Diese Probleme bestätigt auch die dpa-Umfrage. Zahlreiche Sozialämter hätten zudem als eines der Hauptprobleme die fehlende Mitwirkung der Antragstellerinnen und Antragsteller genannt. In vielen Fällen lägen die erforderlichen Unterlagen nicht vollständig oder in nicht verwertbarer Qualität vor, sagte etwa Tim Richter der dpa.

Lange Wartezeiten bei „Hilfe zur Pflege“: Was bedeutet das für Pflegebedürftige und Pflegeheime?

Lange Bearbeitungszeiten bei Anträgen auf Hilfe zur Pflege stellen nicht nur pflegebedürftige Menschen vor ein finanzielles Problem, sondern setzen dem privaten Pflegeverband bpa zufolge auch Pflegeheime unter Druck. Laut Report Mainz fordert bpa-Präsident Bernd Meurer daher schnelle Lösungen. Das Problem: Wenn die „Hilfe zur Pflege“-Zahlungen der Sozialämter ausbleiben, müssen die Einrichtungsträger die Personalkosten vorfinanzieren – und das über Monate oder sogar Jahre. „Wir sind darauf angewiesen, dass wir zeitnah dann auch die Leistung vom Sozialamt bekommen, weil wir es doch weitergeben müssen. Wir müssen am Monatsende unsere Mitarbeiter bezahlen können“, sagt der bpa-Präsident. Haltbar sei die aktuelle Situation nicht und Pflegeheime müssten Konsequenzen ziehen.

Im Gespräch mit Report Mainz sagte Meurer: „Das Heim muss unter Umständen damit drohen oder auch eine Kündigung aussprechen, um gegenüber den Sozialämtern und auch den Angehörigen mal deutlich zu machen, es ist uns bitterernst, der Antrag muss bearbeitet werden.“ Gerade wenn in einer Einrichtung zeitgleich mehrere Bewohnerinnen und Bewohner auf eine Bewilligung ihres „Hilfe zur Pflege“-Antrags warten, seien Pflegeheime gezwungen, mit zum Teil sechsstelligen Summen in Vorleistung zu treten. Das könnte existenzbedrohend sein.

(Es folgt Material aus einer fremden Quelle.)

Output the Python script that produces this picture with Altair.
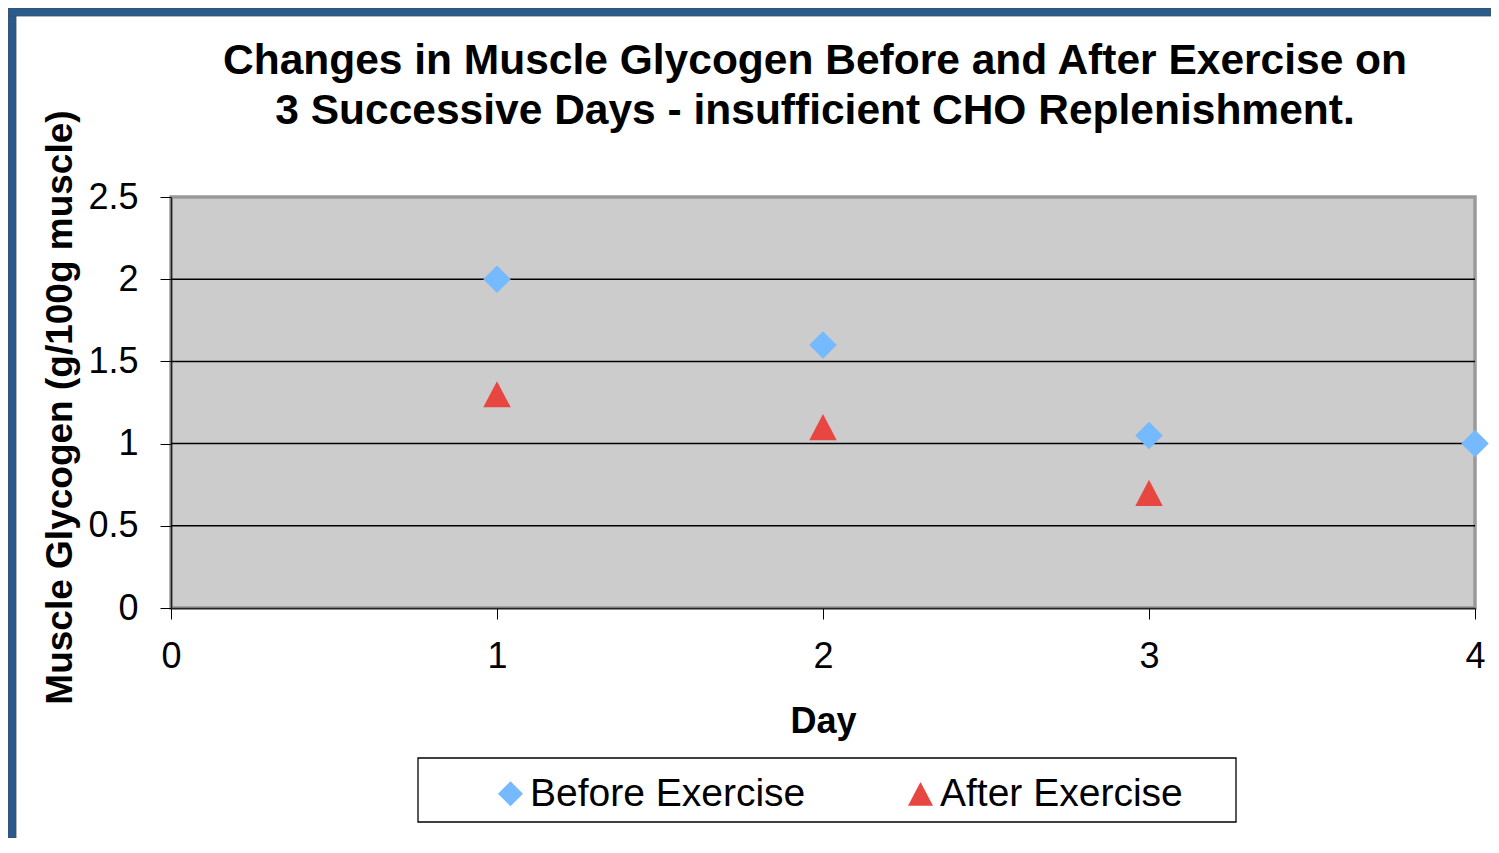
import altair as alt
import pandas as pd

# ---- data ----
days_before = [1, 2, 3, 4]
glycogen_before = [2.0, 1.6, 1.05, 1.0]
days_after = [1, 2, 3]
glycogen_after = [1.3, 1.1, 0.7]
series_names = ["Before Exercise", "After Exercise"]
series_colors = ["#75B9FE", "#E84640"]
x_ticks = [0, 1, 2, 3, 4]
y_ticks = [0, 0.5, 1, 1.5, 2, 2.5]
grid_values = [0.5, 1, 1.5, 2]

title_lines = [
    "Changes in Muscle Glycogen Before and After Exercise on",
    "3 Successive Days - insufficient CHO Replenishment.",
]
x_title = "Day"
y_title = "Muscle Glycogen (g/100g muscle)"

df = pd.DataFrame({
    "Day": days_before + days_after,
    "Glycogen": glycogen_before + glycogen_after,
    "Series": [series_names[0]] * len(days_before) + [series_names[1]] * len(days_after),
})
grid_df = pd.DataFrame({"g": grid_values})
one = pd.DataFrame({"a": [0]})

FONT = "Liberation Sans"
W, H = 1304, 411
PAD_L, PAD_T, PAD_R, PAD_B = 163, 189, 16, 230
TRI = "M0,-0.95L1,0.95L-1,0.95Z"
FRAME = "#2A5B8F"

x_scale = alt.Scale(domain=[0, 4], nice=False, zero=False)
y_scale = alt.Scale(domain=[0, 2.5], nice=False)

common_axis = dict(
    domainColor="#222222", domainWidth=1.5,
    tickColor="black", tickSize=11, tickWidth=1,
    labelFont=FONT, labelFontSize=36, labelColor="black",
    titleFont=FONT, titleFontWeight="bold", titleColor="black",
    grid=False, labelOverlap=False, labelBound=False, labelFlush=False,
)
y_axis = alt.Axis(values=y_ticks, format=".1~f", title=y_title, titleFontSize=37,
                  titleY=210, labelPadding=22, titlePadding=8, **common_axis)
x_axis = alt.Axis(values=x_ticks, format="d", title=x_title, titleFontSize=36,
                  labelPadding=20, titlePadding=30, **common_axis)

legend = alt.Legend(
    title=None, orient="none", legendX=320, legendY=577, direction="horizontal",
    labelFont=FONT, labelFontSize=39, labelColor="black", labelOffset=0,
    symbolSize=625, symbolStrokeWidth=0, columnPadding=95, padding=0,
    labelLimit=0,
)

# decorative frame (blue band at top and left, as on the slide)
frame_left = alt.Chart(one).mark_rect(fill=FRAME, stroke="#4A4A4A", strokeWidth=0.8).encode(
    x=alt.value(-PAD_L), x2=alt.value(-PAD_L + 8), y=alt.value(-PAD_T), y2=alt.value(H + PAD_B)
)
frame_top = alt.Chart(one).mark_rect(fill=FRAME, stroke="#4A4A4A", strokeWidth=0.8).encode(
    x=alt.value(-PAD_L), x2=alt.value(W + PAD_R), y=alt.value(-PAD_T), y2=alt.value(-PAD_T + 8)
)

legend_box = alt.Chart(one).mark_rect(fill="white", stroke="black", strokeWidth=1.3).encode(
    x=alt.value(247), x2=alt.value(1065), y=alt.value(561), y2=alt.value(625)
)

grid = alt.Chart(grid_df).mark_rule(color="black", strokeWidth=1.5).encode(
    y=alt.Y("g:Q", scale=y_scale, axis=y_axis)
)

points = alt.Chart(df).mark_point(filled=True, size=756, opacity=1, strokeWidth=0).encode(
    x=alt.X("Day:Q", scale=x_scale, axis=x_axis),
    y=alt.Y("Glycogen:Q", scale=y_scale, axis=y_axis),
    color=alt.Color("Series:N", scale=alt.Scale(domain=series_names, range=series_colors), legend=legend),
    shape=alt.Shape("Series:N", scale=alt.Scale(domain=series_names, range=["diamond", TRI]), legend=legend),
)

chart = alt.layer(frame_left, frame_top, legend_box, grid, points).properties(
    width=W, height=H,
    background="white",
    autosize=alt.AutoSizeParams(type="none"),
    padding={"left": PAD_L, "top": PAD_T, "right": PAD_R, "bottom": PAD_B},
    title=alt.TitleParams(
        text=title_lines, font=FONT, fontSize=42.5, fontWeight="bold", color="black",
        anchor="middle", dx=-8, dy=135, offset=10, lineHeight=50,
    ),
).configure_view(
    fill="#CCCCCC", stroke="#999999", strokeWidth=3.5
)

chart.save("out.html", embed_options={"renderer": "svg", "actions": False})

Leidtragende sind am Ende die Pflegebedürftigen – insbesondere, wenn ihnen der Rausschmiss aus dem Pflegeheim droht. Das sieht auch Pflegewissenschaftlerin Tanja Segmüller so, auch wenn sie die Argumentation aus Pflegeheimsicht nachvollziehen kann. Ihrer Ansicht nach müsse der Staat dafür Sorge tragen, dass Menschen einen Heimplatz bekommen und diesen auch behalten können.

Lösungsvorschläge aus der Politik sind etwa die Begrenzung der pflegebedingten Eigenanteile. Das haben Union und SPD in ihrem Koalitionsvertrag festgehalten. So soll die Zahl der Sozialhilfeempfänger reduziert werden. Wann es zur Umsetzung kommt und wie eine Begrenzung aussehen könnte, ist allerdings noch nicht klar.